Task goal: Starting at the first line of the data, print each line verbatim up to and including the line bearing "(p4) at (1082,294)", omitting pictures.

Recorded data:
>>>
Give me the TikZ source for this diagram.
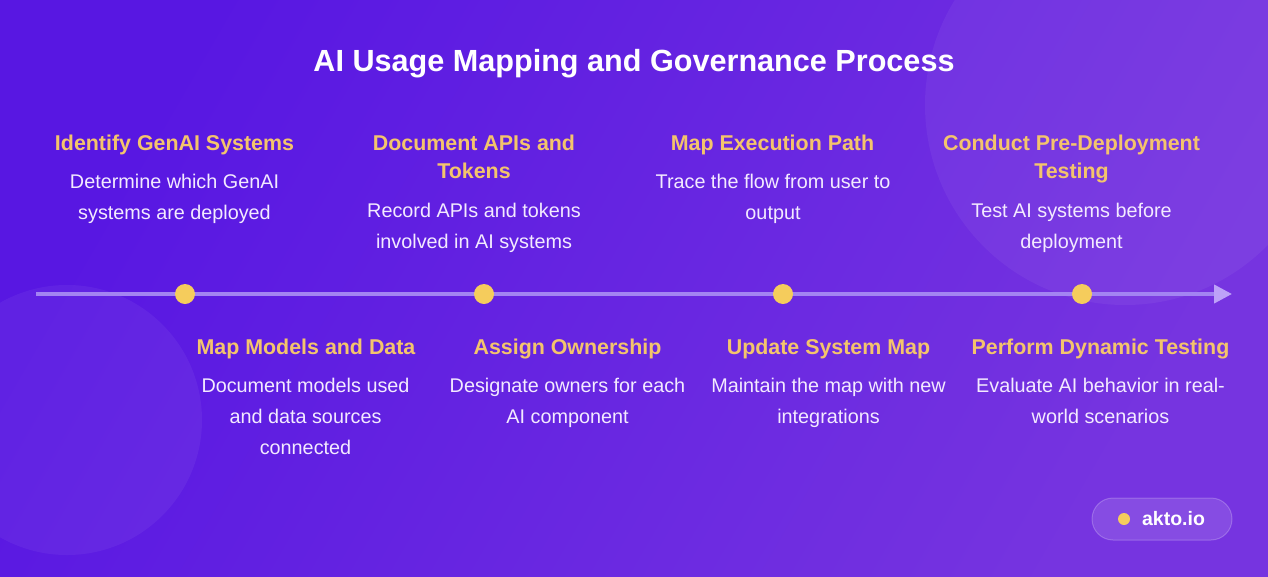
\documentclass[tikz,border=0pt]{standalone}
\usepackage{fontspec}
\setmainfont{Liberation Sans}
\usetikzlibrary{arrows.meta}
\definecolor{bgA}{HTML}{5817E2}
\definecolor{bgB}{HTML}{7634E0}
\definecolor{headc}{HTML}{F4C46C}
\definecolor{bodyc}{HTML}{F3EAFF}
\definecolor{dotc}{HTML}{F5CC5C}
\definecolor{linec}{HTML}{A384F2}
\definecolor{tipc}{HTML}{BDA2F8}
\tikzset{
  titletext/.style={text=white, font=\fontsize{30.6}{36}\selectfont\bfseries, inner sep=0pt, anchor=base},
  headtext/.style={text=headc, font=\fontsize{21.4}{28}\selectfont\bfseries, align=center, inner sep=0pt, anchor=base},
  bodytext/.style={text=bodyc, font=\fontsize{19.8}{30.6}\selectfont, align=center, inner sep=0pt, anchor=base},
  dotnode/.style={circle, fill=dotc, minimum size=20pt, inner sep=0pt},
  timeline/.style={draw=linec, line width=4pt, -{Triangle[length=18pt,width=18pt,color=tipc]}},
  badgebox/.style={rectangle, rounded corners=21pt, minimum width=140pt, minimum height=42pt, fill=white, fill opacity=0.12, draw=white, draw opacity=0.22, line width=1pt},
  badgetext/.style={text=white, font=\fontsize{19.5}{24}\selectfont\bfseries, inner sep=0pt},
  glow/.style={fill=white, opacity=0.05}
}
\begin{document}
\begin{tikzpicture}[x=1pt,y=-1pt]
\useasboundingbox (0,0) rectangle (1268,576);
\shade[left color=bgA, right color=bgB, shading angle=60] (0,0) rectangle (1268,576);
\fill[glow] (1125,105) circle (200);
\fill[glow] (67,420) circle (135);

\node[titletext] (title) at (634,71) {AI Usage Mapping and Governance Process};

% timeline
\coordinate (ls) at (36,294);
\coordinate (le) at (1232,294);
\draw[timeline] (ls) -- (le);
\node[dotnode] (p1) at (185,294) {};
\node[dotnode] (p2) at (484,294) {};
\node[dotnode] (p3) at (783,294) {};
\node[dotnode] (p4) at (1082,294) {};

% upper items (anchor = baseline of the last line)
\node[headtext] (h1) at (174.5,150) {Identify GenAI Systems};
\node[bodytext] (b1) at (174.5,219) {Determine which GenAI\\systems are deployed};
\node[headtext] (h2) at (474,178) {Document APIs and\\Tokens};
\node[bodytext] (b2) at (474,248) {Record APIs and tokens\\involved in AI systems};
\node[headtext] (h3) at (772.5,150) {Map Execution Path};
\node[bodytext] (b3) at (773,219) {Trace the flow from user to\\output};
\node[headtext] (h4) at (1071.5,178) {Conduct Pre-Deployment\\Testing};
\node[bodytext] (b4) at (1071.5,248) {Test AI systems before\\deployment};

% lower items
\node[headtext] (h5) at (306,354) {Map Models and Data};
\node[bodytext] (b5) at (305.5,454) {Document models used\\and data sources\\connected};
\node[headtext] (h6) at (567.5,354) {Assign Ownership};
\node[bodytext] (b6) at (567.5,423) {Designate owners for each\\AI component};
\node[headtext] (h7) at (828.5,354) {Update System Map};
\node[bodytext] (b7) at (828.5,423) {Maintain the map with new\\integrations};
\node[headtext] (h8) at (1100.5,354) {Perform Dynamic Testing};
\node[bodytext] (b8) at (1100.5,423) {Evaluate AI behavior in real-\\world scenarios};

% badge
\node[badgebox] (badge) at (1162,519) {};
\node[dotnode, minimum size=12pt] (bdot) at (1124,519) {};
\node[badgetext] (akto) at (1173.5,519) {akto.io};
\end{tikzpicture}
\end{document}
<<<
Reply:
Give me the TikZ source for this diagram.
\documentclass[tikz,border=0pt]{standalone}
\usepackage{fontspec}
\setmainfont{Liberation Sans}
\usetikzlibrary{arrows.meta}
\definecolor{bgA}{HTML}{5817E2}
\definecolor{bgB}{HTML}{7634E0}
\definecolor{headc}{HTML}{F4C46C}
\definecolor{bodyc}{HTML}{F3EAFF}
\definecolor{dotc}{HTML}{F5CC5C}
\definecolor{linec}{HTML}{A384F2}
\definecolor{tipc}{HTML}{BDA2F8}
\tikzset{
  titletext/.style={text=white, font=\fontsize{30.6}{36}\selectfont\bfseries, inner sep=0pt, anchor=base},
  headtext/.style={text=headc, font=\fontsize{21.4}{28}\selectfont\bfseries, align=center, inner sep=0pt, anchor=base},
  bodytext/.style={text=bodyc, font=\fontsize{19.8}{30.6}\selectfont, align=center, inner sep=0pt, anchor=base},
  dotnode/.style={circle, fill=dotc, minimum size=20pt, inner sep=0pt},
  timeline/.style={draw=linec, line width=4pt, -{Triangle[length=18pt,width=18pt,color=tipc]}},
  badgebox/.style={rectangle, rounded corners=21pt, minimum width=140pt, minimum height=42pt, fill=white, fill opacity=0.12, draw=white, draw opacity=0.22, line width=1pt},
  badgetext/.style={text=white, font=\fontsize{19.5}{24}\selectfont\bfseries, inner sep=0pt},
  glow/.style={fill=white, opacity=0.05}
}
\begin{document}
\begin{tikzpicture}[x=1pt,y=-1pt]
\useasboundingbox (0,0) rectangle (1268,576);
\shade[left color=bgA, right color=bgB, shading angle=60] (0,0) rectangle (1268,576);
\fill[glow] (1125,105) circle (200);
\fill[glow] (67,420) circle (135);

\node[titletext] (title) at (634,71) {AI Usage Mapping and Governance Process};

% timeline
\coordinate (ls) at (36,294);
\coordinate (le) at (1232,294);
\draw[timeline] (ls) -- (le);
\node[dotnode] (p1) at (185,294) {};
\node[dotnode] (p2) at (484,294) {};
\node[dotnode] (p3) at (783,294) {};
\node[dotnode] (p4) at (1082,294) {};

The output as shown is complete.